La protection des équipements sensibles et des données face aux rayonnements électromagnétiques est un enjeu crucial où la cage de Faraday constituait jusqu'ici la seule réponse. Spie Batignolles et EuroMC ont développé une solution de blindage architectural innovante, à base de béton fibré et de grillage métallique. Explications avec Nathalie Tepey, ingénieur d'études chez Spie Batignolles TPCI.

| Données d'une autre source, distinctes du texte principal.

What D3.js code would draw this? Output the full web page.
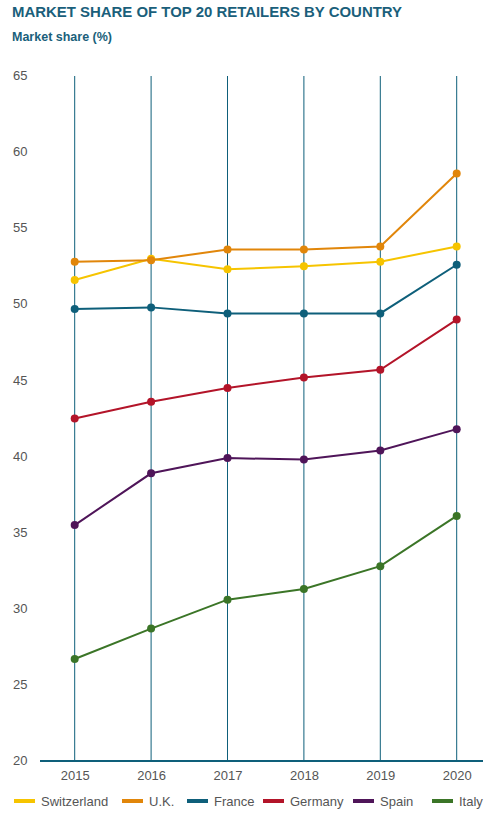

Afin de protéger un local contre les rayonnements électromagnétiques extérieurs, ou à l'inverse, d'empêcher un équipement d'émettre de tels rayonnements vers l'extérieur, la solution classique consiste à réaliser une cage de Faraday. Cette dernière peut être réalisée en feuillard de cuivre ou au moyen de panneaux métalliques autoportants. Une technique qui se révèle coûteuse lorsque les dimensions des locaux à blinder sont importantes. Le ministère de l'Intérieur, qui recherchait une solution alternative, a donc choisi de tester la solution développée conjointement par Spie Batignolles TPCI et EuroMC, un spécialiste de la protection électromagnétique.

 

"C'est une variante de la cage de Faraday qui est d'une mise en œuvre plus aisée que des plaques de cuivre", raconte Nathalie Tepey, ingénieur d'études dans le groupe de génie civil. "La solution, brevetée, porte sur l'utilisation d'un béton fibré et d'un grillage", résume-t-elle. Surnommée "Intelligent Concrete", elle consiste à réaliser les six parois de la pièce (murs, plancher et plafond) au moyen d'un béton standard, chargé en particules métalliques conductrices, associé à un treillis également conducteur fixé sur la peau de la paroi. "Le béton absorbe les hautes fréquences tandis que le grillage atténue les basses et moyennes fréquences", nous révèle l'ingénieur. Cette alliance entre les matériaux permet une couverture plus large du spectre, de quelques centaines de hertz jusqu'à plusieurs dizaines de gigahertz. "Et le procédé peut être adapté selon les longueurs d'ondes dont on souhaite se prémunir", ajoute-t-elle. En jouant sur les épaisseurs de béton, sur la quantité et la nature des fibres métalliques ou sur la taille des mailles du grillage, il est possible d'optimiser la protection face à certains rayonnements. La spécialiste évoque notamment les "attaques Tempest", des procédés d'espionnage qui permettent de capter des émissions électromagnétiques ou de submerger des serveurs de rayonnements pour endommager les données qu'ils contiennent.
Béton blindé
Le schéma de principe d'"Intelligent Concrete" © Spie Batignolles TPCI - EuroMC

 

Tout un panel de marchés concernés

 

Dès lors, rien d'étonnant à ce que le marché de la défense et de la sureté soient les premiers intéressés. "C'est un marché de niche, mais de nombreux acteurs sont concernés et il y a des débouchés à l'international. Dans l'industrie par exemple, pour tester du matériel électronique et mesurer les rayonnements émis, il est nécessaire de disposer de zones protégées. Dans le secteur médical, les IRM doivent aussi être confinés pour ne pas perturber les autres équipements. Et les data centers doivent être préservés des interférences", nous détaille Nathalie Tepey. L'avantage de la solution proposée par les deux sociétés françaises est qu'à propriétés égales, elle réduit de 50 % le coût de la protection contre les ondes électromagnétiques. Sa mise en œuvre serait plus simple, dans le neuf, que l'installation d'une classique cage de Faraday. Les partenaires mettent également en avant "une grande pérennité des performances d'atténuation des radiofréquences" et l'absence de toute maintenance. Les mesures effectuées sur le chantier du ministère auraient montré que la protection serait même supérieure aux préconisations.